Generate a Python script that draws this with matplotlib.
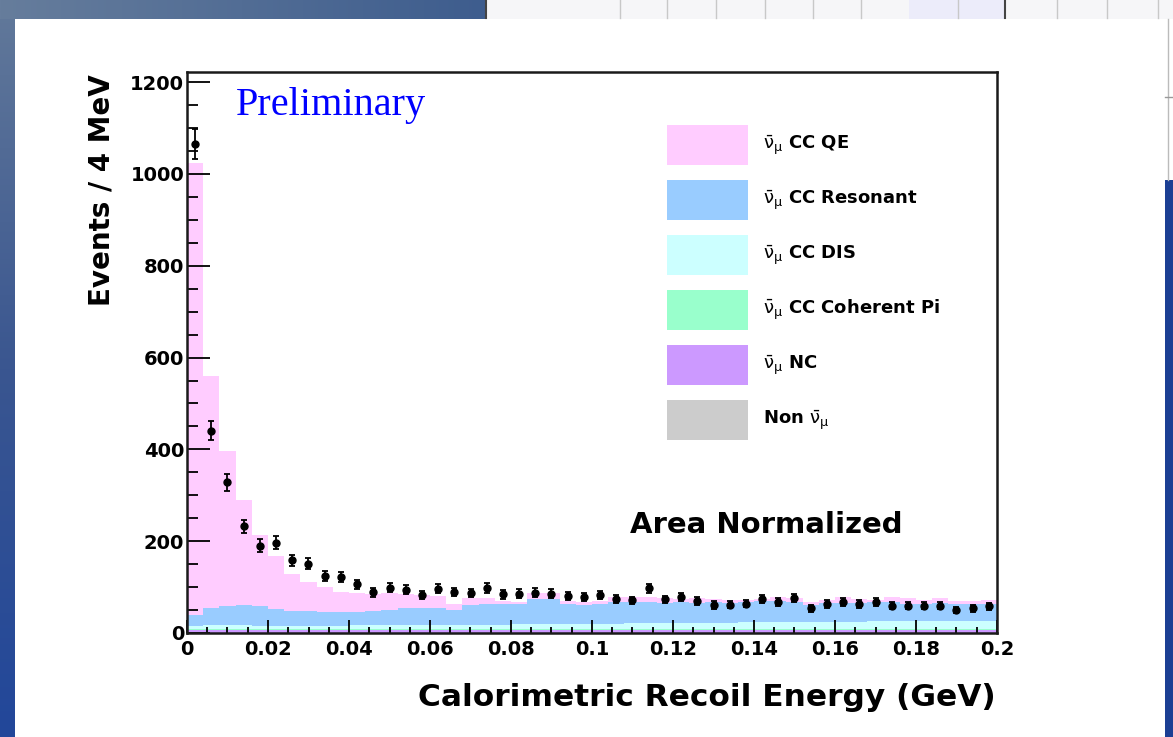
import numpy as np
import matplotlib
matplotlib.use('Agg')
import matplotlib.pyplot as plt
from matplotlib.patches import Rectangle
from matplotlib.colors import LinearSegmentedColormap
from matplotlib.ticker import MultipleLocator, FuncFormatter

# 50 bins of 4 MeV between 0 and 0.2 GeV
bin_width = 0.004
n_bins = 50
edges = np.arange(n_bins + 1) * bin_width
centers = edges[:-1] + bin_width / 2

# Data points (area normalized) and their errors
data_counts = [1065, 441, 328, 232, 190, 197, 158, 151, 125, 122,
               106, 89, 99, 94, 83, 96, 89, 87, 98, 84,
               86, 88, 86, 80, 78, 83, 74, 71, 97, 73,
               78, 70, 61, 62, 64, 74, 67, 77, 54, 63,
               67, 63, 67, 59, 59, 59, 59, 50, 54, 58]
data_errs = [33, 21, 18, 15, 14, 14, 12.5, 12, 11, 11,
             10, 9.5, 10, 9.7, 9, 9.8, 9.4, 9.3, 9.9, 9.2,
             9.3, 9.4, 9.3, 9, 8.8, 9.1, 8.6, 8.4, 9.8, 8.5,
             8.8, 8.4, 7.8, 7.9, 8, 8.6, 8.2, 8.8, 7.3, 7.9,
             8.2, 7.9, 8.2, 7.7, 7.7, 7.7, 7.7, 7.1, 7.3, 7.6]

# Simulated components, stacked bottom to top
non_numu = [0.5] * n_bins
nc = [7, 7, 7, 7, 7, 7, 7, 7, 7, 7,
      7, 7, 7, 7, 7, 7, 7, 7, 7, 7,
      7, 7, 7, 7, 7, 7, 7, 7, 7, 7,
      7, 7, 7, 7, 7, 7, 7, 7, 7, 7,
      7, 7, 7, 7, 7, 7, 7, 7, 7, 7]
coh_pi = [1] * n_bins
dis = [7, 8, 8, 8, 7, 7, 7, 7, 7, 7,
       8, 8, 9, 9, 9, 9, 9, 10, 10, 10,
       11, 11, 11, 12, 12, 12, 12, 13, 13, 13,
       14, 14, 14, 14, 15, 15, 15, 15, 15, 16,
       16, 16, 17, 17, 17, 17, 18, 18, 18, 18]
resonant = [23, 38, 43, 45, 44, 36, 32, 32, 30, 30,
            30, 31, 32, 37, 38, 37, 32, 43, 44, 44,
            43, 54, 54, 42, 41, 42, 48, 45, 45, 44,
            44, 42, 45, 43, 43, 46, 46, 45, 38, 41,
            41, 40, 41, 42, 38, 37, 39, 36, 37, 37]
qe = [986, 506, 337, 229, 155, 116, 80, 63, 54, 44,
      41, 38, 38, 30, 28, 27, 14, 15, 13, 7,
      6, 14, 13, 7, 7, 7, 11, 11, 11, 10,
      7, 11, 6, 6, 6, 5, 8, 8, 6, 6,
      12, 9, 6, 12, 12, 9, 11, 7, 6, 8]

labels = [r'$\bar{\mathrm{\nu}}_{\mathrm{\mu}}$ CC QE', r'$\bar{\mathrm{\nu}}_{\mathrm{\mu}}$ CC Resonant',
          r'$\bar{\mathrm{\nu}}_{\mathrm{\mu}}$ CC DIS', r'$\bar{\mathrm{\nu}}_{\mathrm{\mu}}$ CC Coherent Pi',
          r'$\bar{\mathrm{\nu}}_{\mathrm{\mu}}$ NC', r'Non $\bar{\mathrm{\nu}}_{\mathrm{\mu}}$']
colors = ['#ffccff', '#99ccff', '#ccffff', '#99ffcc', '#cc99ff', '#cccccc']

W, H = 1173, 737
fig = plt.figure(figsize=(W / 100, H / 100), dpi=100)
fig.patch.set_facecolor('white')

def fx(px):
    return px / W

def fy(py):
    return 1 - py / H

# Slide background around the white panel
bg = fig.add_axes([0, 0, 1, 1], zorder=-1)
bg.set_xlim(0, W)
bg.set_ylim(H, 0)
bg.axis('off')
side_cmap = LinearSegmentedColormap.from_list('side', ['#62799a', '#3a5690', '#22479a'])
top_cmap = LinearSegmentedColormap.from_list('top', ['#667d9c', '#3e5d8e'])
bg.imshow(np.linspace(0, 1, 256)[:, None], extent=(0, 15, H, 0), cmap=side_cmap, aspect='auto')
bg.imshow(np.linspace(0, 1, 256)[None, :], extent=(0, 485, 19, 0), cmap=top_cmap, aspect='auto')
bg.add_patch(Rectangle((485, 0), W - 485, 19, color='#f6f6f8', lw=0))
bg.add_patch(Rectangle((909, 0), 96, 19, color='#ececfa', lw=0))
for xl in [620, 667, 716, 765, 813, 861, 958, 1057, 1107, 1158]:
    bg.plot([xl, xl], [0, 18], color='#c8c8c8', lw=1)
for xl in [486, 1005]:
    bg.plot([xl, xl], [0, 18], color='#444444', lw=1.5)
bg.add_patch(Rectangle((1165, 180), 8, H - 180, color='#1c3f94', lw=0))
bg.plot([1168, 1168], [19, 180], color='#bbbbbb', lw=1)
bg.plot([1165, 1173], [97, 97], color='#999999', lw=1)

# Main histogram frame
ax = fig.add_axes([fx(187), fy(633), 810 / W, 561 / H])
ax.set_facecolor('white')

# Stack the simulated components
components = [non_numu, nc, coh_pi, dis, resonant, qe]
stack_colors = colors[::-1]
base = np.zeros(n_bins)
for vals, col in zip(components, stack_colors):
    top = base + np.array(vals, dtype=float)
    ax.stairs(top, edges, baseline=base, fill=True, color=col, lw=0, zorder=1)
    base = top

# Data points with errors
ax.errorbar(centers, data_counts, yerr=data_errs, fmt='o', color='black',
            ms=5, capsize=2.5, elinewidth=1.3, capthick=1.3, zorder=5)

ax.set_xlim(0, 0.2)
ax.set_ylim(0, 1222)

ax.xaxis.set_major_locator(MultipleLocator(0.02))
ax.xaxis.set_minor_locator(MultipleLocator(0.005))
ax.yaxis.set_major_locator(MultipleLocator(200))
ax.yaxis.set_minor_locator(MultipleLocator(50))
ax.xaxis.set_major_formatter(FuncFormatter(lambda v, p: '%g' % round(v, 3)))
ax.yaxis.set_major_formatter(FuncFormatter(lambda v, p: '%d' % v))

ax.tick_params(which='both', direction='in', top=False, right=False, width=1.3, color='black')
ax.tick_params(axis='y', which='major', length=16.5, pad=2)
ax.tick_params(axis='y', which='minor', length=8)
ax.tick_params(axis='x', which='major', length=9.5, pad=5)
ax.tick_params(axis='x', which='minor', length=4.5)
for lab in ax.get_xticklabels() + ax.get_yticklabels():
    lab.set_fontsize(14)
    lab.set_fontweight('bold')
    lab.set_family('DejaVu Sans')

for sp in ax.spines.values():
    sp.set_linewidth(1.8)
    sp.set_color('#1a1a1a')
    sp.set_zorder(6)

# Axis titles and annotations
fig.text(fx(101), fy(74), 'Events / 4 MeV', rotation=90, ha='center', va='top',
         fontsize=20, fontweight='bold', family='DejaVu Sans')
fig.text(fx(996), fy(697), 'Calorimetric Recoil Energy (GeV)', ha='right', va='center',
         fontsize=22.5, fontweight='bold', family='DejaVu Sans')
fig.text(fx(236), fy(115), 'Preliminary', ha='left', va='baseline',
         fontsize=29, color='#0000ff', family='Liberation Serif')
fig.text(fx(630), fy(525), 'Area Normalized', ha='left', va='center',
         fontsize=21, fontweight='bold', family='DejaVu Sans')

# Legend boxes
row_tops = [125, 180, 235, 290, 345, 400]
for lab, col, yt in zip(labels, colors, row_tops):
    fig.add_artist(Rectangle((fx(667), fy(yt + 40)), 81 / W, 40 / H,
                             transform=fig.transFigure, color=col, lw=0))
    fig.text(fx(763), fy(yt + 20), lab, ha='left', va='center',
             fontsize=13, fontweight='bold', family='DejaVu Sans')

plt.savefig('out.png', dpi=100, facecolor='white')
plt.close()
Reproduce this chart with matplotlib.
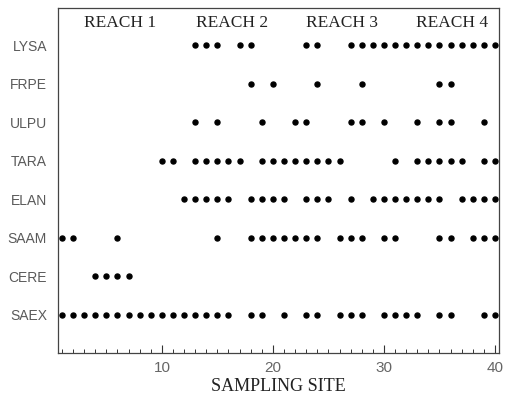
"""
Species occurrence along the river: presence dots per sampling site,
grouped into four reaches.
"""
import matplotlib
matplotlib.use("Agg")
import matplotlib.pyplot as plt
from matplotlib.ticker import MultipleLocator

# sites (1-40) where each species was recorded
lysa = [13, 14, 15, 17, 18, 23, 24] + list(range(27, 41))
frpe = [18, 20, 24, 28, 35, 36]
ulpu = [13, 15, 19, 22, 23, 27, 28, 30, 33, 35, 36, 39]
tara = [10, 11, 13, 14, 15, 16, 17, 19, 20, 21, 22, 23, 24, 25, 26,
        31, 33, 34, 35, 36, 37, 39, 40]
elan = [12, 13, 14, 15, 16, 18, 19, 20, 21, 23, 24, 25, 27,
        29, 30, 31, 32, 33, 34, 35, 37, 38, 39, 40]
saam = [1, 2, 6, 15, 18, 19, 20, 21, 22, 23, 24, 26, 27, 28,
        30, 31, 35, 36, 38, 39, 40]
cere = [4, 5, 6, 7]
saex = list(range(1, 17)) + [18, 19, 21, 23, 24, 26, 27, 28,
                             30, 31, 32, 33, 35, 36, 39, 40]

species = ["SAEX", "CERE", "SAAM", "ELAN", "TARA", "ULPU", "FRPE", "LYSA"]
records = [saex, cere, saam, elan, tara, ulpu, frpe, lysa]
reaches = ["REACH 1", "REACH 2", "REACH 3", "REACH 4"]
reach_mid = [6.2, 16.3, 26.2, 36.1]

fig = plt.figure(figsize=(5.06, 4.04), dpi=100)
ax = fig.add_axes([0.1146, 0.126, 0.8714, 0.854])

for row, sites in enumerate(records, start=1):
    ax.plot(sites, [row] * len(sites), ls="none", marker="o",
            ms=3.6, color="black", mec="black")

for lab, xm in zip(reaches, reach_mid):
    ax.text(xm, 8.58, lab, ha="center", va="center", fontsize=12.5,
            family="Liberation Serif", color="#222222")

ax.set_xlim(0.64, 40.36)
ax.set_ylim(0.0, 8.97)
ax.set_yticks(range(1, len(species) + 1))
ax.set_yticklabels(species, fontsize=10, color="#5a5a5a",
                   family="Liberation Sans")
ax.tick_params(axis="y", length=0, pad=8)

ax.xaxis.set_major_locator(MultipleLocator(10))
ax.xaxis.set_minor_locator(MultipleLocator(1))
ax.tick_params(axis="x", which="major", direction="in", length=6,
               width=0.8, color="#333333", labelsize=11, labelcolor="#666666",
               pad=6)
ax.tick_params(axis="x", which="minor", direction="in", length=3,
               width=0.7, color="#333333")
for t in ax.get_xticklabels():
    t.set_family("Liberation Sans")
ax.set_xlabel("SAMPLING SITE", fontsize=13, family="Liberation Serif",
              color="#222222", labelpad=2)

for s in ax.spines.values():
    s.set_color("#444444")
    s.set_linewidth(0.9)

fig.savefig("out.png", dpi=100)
* * * * *
EXERCISE INSTRUCTIONS: Tally the lines holding the string "this" and give only the count.

CORRECT ANSWER: 2